La Real Academia Española define egocentrismo como “exagerada exaltación de la propia personalidad, hasta considerarla como centro de atención y actividad generales”, una cualidad que, aunque no declaremos abiertamente que la poseemos, alguna vez sale a la luz sin pretenderlo. Hay verdaderas “historias de terror” sobre el diseño de edificios que no son reconocidos por sus usuarios finales, y que simplemente son la huella del que los diseña. Un ejemplo lo tenemos en el famoso arquitecto Frank LLoyd Wright cuando le preguntaron el porqué de la escasa altura de los techos del Museo Guggenheim, respondió que los cuadros se debían cortar por la mitad si eran demasiado grandes para su espacio, o cuando Liliane Kaufmann, dueña de la famosa Casa de La Cascada "Fallingwater", le llamó porque se filtraba el agua desde la cubierta y caía sobre la mesa del comedor, el arquitecto simplemente le aconsejó que la moviera.
Casa de la Cascada "Fallingwater". Frank LLoyd Write.

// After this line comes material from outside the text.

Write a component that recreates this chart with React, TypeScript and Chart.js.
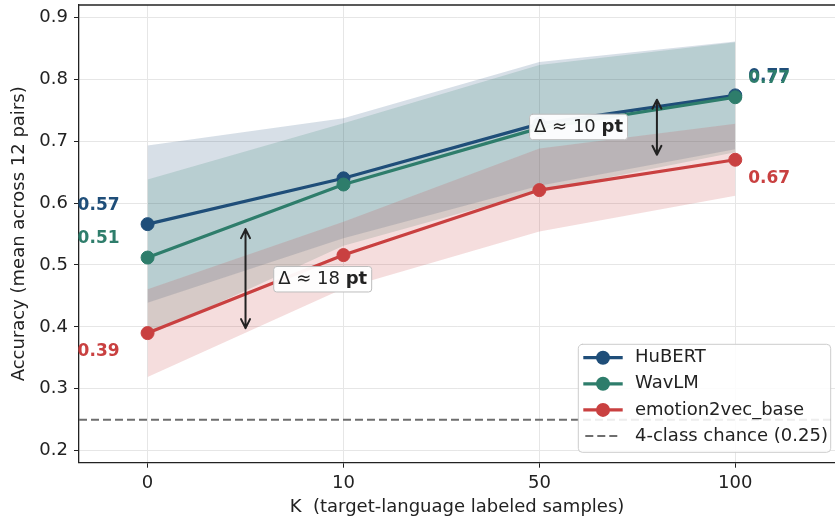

Fuente Pinterest
Pero ¿dónde está el límite entre el egocéntrico y el estereotipo del arquitecto divo?. Un divo es como la estrella de la ópera, un tenor que puede convertir una buena noche en una experiencia inolvidable. Claro está, que el resto de músicos y bailarines son importantes, pero su influencia en el resultado global es insignificante. Si la “estrella” tiene un mal día, no importa lo bien que actúen los demás; si por el contrario la “estrella” triunfa, el público lo recompensará puesto en pie, con una larga ovación. Por supuesto, y aquí viene la parte negativa, el divo comenzará a utilizar este poder para hacer demandas que poco a poco se convertirán en caprichosas y absurdas.
En arquitectura esta actitud de divo puede desembocar en una obra maestra, en un icono para su ciudad, como el caso del Museo Guggenheim en la ciudad de Bilbao. El Museo, obra de Frank Gehry, representa un modelo internacional de regeneración urbanística, la transformación de la ciudad a partir de la cultura. Es importante puntualizar que Gehry se ajustó a plazos y el coste, prácticamente no varió del presupuesto inicial. Otras veces esta actitud conduce a todo lo contrario: en un intento de imitar el “Efecto Guggenheim”, de nuevo se piensa en un espacio cultural: La Ciudad de la Cultura de Santiago, para regenerar y promocionar Galicia. De nuevo un arquitecto de renombre internacional, Peter Eisenman, es el encargado de materializar la idea. Un conjunto monumental levantado en la nada que creíamos diseñado para mayor gloria de Manuel Fraga, en realidad ha sido diseñado para mayor gloria de su arquitecto: baldosas de 800 euros la unidad, bancos de 2.800 euros, cuarcita importada de Brasil, a pesar de que Galicia cuenta con importantes canteras, y más de 300 millones -de los 108 inicialmente presupuestados- enterrados en una obra inacabada de 4 edificios de un total de 6. Una biblioteca con más capacidad que la Nacional de Berlín o un Palacio de la Ópera con tres escenarios, forman parte de esta gran incoherencia.
Museo Guggenheim-Bilbao. Fuente: rocarias – ©Shutterstock
La Ciudad de La Cultura de Galicia. Fuente @ Pinterest
A pesar de casos extremos como el de Peter Eisenman en Galicia, la presencia de un fuerte ego y la determinación de seguir con un diseño, es una cualidad muy útil para hacer arquitectura, siempre analizando las circunstancias de cada encargo -que siempre son únicas- y ajustándonos a un presupuesto. Cualquier persona que carezca de la confianza para respaldar sus ideas de cara a la crítica o con falta de motivación personal, sería un fracaso a la hora de materializar sus proyectos, así que un cierta dosis de egocentrismo es algo inevitable en esta profesión y nunca viene mal. En palabras de Frank Lloyd Wright “Temprano en la vida tuve que elegir entre la arrogancia honesta y la humildad hipócrita. Elegí arrogancia honesta y no me arrepiento”.